In order to train a SVM for a symbol, we require both in-class data and out-of-class data corresponding to that symbol. In this step, the out-of-class data for each of the symbols is selected from in-class data of rest of the other symbols. The training data for a symbol is constructed by selecting equal amount of segmental features from in-class data (data belonging to the same symbol), and out-of-class data (data belonging to other symbols) for that specific symbol. Further, half of the out-of-class data is randomly selected from the phonetically similar symbols (phone) set, and the remaining half is randomly selected from rest of the symbols (phones). This process is illustrated as feature selection in the figure shown to the right.

iii. Core SVM Training:

Next, as shown in figure to the right, given the in-class and out-of-class data, Support Vector Models corresponding to each symbol (phone) in the symbol-set are trained using one vs. all training scheme. The output of the SVM training is the set of support vectors corresponding to each of the symbols.

iv. Posterior Creation:

Finally, for each of the SVMs trained in the previous step, a posterior probability is estimated by fitting a sigmoid to a set of SVM-distances. This set of distances corresponding to each of the SVM is computed by classifying a cross-validation set on the SVMs.

SVM-based N-best List Rescoring:

In this section, we will describe the process of SVM-based N-best list rescoring. The figure below gives the overview of decoding process used in the HMM/SVM hybrid system. First, the segmental features are extracted from the mel-cepstral test data (MFCC) using the segmental information from the baseline HMM system. In the second step, the N-best list output from the baseline HMM system is re-scored to get the final hypotheses.

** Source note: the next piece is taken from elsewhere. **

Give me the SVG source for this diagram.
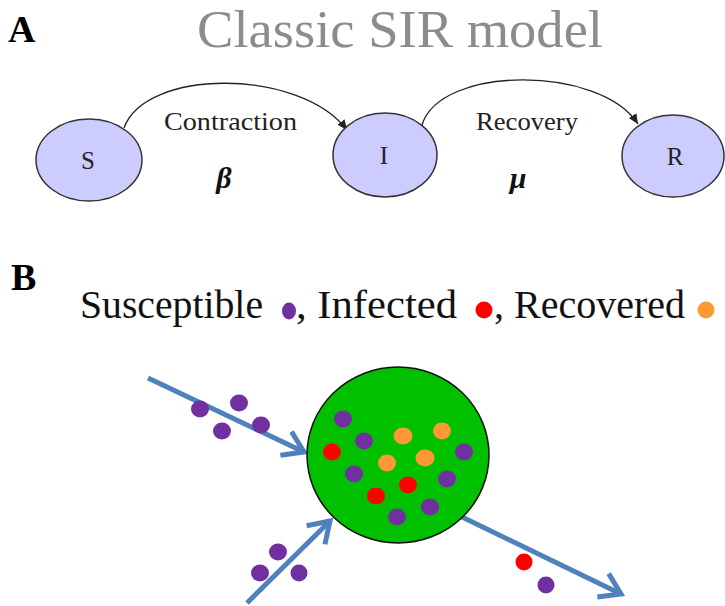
<svg xmlns="http://www.w3.org/2000/svg" width="725" height="606" viewBox="0 0 725 606">
<style>
.node{fill:#ccccff;stroke:#333;stroke-width:1.5;}
.arc{fill:none;stroke:#222;stroke-width:1.3;}
.flow{fill:none;stroke:#4f81bd;stroke-width:5;}
.sus{fill:#7030a0;}
.inf{fill:#ff0000;}
.rec{fill:#ff9933;}
</style>
<defs>
<marker id="ah" markerUnits="userSpaceOnUse" markerWidth="11" markerHeight="9" refX="10" refY="4.5" orient="auto">
<path d="M0,0 L10,4.5 L0,9 z" fill="#222"/>
</marker>
<marker id="chev" markerUnits="userSpaceOnUse" markerWidth="30" markerHeight="34" refX="23" refY="17" orient="auto">
<path d="M3,4 L23,17 L3,30" fill="none" stroke="#4f81bd" stroke-width="5"/>
</marker>
</defs>

<text x="8" y="42" font-size="38" font-weight="bold" fill="#000" font-family="Liberation Serif">A</text>
<text x="197" y="47" font-size="52" fill="#8c8c8c" font-family="Liberation Serif" textLength="406" lengthAdjust="spacingAndGlyphs">Classic SIR model</text>

<g id="connectors-A">
<path class="arc" d="M124,128 C145,68 300,68 347,130" marker-end="url(#ah)"/>
<path class="arc" d="M422,125 C440,65 600,65 638,124" marker-end="url(#ah)"/>
</g>

<g id="node-S">
<ellipse class="node" cx="89" cy="160" rx="53" ry="41"/>
<text x="88" y="169" font-size="25" fill="#222" text-anchor="middle" font-family="Liberation Serif">S</text>
</g>
<g id="node-I">
<ellipse class="node" cx="385" cy="155" rx="52" ry="42"/>
<text x="384" y="164" font-size="25" fill="#222" text-anchor="middle" font-family="Liberation Serif">I</text>
</g>
<g id="node-R">
<ellipse class="node" cx="673" cy="156" rx="51" ry="41"/>
<text x="675" y="165" font-size="25" fill="#222" text-anchor="middle" font-family="Liberation Serif">R</text>
</g>

<g id="labels-A">
<text x="164" y="130" font-size="25" fill="#222" font-family="Liberation Serif" textLength="133" lengthAdjust="spacingAndGlyphs">Contraction</text>
<text x="224" y="188" font-size="30" font-weight="bold" font-style="italic" fill="#111" text-anchor="middle" font-family="Liberation Serif">β</text>
<text x="476" y="130" font-size="25" fill="#222" font-family="Liberation Serif" textLength="102" lengthAdjust="spacingAndGlyphs">Recovery</text>
<text x="518" y="188" font-size="30" font-weight="bold" font-style="italic" fill="#111" text-anchor="middle" font-family="Liberation Serif">μ</text>
</g>

<text x="11" y="290" font-size="38" font-weight="bold" fill="#000" font-family="Liberation Serif">B</text>
<g id="legend">
<text x="80" y="318" font-size="40" fill="#111" font-family="Liberation Serif" textLength="183" lengthAdjust="spacingAndGlyphs">Susceptible</text>
<ellipse class="sus" cx="289" cy="311" rx="7" ry="8.5"/>
<text x="296" y="318" font-size="40" fill="#111" font-family="Liberation Serif" textLength="161" lengthAdjust="spacingAndGlyphs">, Infected</text>
<ellipse class="inf" cx="484" cy="310" rx="8.5" ry="8.5"/>
<text x="494" y="318" font-size="40" fill="#111" font-family="Liberation Serif" textLength="191" lengthAdjust="spacingAndGlyphs">, Recovered</text>
<ellipse class="rec" cx="706" cy="310" rx="8.5" ry="8.5"/>
</g>

<g id="connectors-B">
<line class="flow" x1="148" y1="378" x2="304" y2="452" marker-end="url(#chev)"/>
<line class="flow" x1="247" y1="603" x2="330" y2="521" marker-end="url(#chev)"/>
<line class="flow" x1="462" y1="517" x2="621" y2="594" marker-end="url(#chev)"/>
</g>

<g id="node-population">
<ellipse cx="398" cy="455" rx="91" ry="88" fill="#00c000" stroke="#111" stroke-width="1.5"/>
<ellipse class="sus" cx="343" cy="419" rx="9" ry="8.5"/>
<ellipse class="sus" cx="364" cy="441" rx="9" ry="8.5"/>
<ellipse class="rec" cx="403" cy="436" rx="9.5" ry="8.5"/>
<ellipse class="rec" cx="442" cy="431" rx="9" ry="8.5"/>
<ellipse class="inf" cx="332" cy="452" rx="9" ry="8.5"/>
<ellipse class="rec" cx="387" cy="463" rx="9" ry="8.5"/>
<ellipse class="rec" cx="425" cy="458" rx="9.5" ry="8.5"/>
<ellipse class="sus" cx="464" cy="452" rx="9" ry="8.5"/>
<ellipse class="sus" cx="354" cy="474" rx="9" ry="8.5"/>
<ellipse class="inf" cx="408" cy="485" rx="9" ry="8.5"/>
<ellipse class="sus" cx="447" cy="479" rx="9" ry="8.5"/>
<ellipse class="inf" cx="376" cy="496" rx="9" ry="8.5"/>
<ellipse class="sus" cx="430" cy="507" rx="9" ry="8.5"/>
<ellipse class="sus" cx="397" cy="517" rx="9" ry="8.5"/>
</g>

<g id="incoming-dots">
<ellipse class="sus" cx="200" cy="409" rx="9" ry="8.5"/>
<ellipse class="sus" cx="239" cy="403" rx="9" ry="8.5"/>
<ellipse class="sus" cx="222" cy="431" rx="9" ry="8.5"/>
<ellipse class="sus" cx="261" cy="425" rx="9" ry="8.5"/>
<ellipse class="sus" cx="278" cy="552" rx="9" ry="8.5"/>
<ellipse class="sus" cx="260" cy="573" rx="9" ry="8.5"/>
<ellipse class="sus" cx="299" cy="573" rx="8.5" ry="8.5"/>
</g>
<g id="outgoing-dots">
<ellipse class="inf" cx="524" cy="562" rx="8.5" ry="8.5"/>
<ellipse class="sus" cx="546" cy="585" rx="8.5" ry="8.5"/>
</g>
</svg>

i. Segmental feature generation on an utterance basis:

Instead of generating segmental features on a symbol basis, as done during the training process, the segmental features are generated on an utterance basis. First the symbol alignments corresponding to all the utterances in the test database are generated using the baseline HMM system. Then, the segmental features for the utterances in the test database are extracted using the corresponding segmental information. Note that unlike SVM training, no feature selection is required during the decoding. Next, the process of decoding is performed.

ii. N-best rescoring:

In the first pass of decoding, the N-best lists corresponding to each of the utterance in the test database are generated by the baseline HMM system. These N-best lists are then re-scored using the SVM models (posteriors) in the second pass to get the output hypotheses. The rescoring process is documented extensively in Aravind Ganapathiraju's dissertation.

The overview of the structure and implementation of HMM/SVM and HMM/RVM systems presented in this tutorial will guide the interface of these systems' implementation in the ISIP Foundation Classes (IFCs). The next tutorial will cover the details of this interface and will include examples on how to train/decode using the SVM/HMM hybrid system. A similar tutorial on RVM/HMM system will follow later.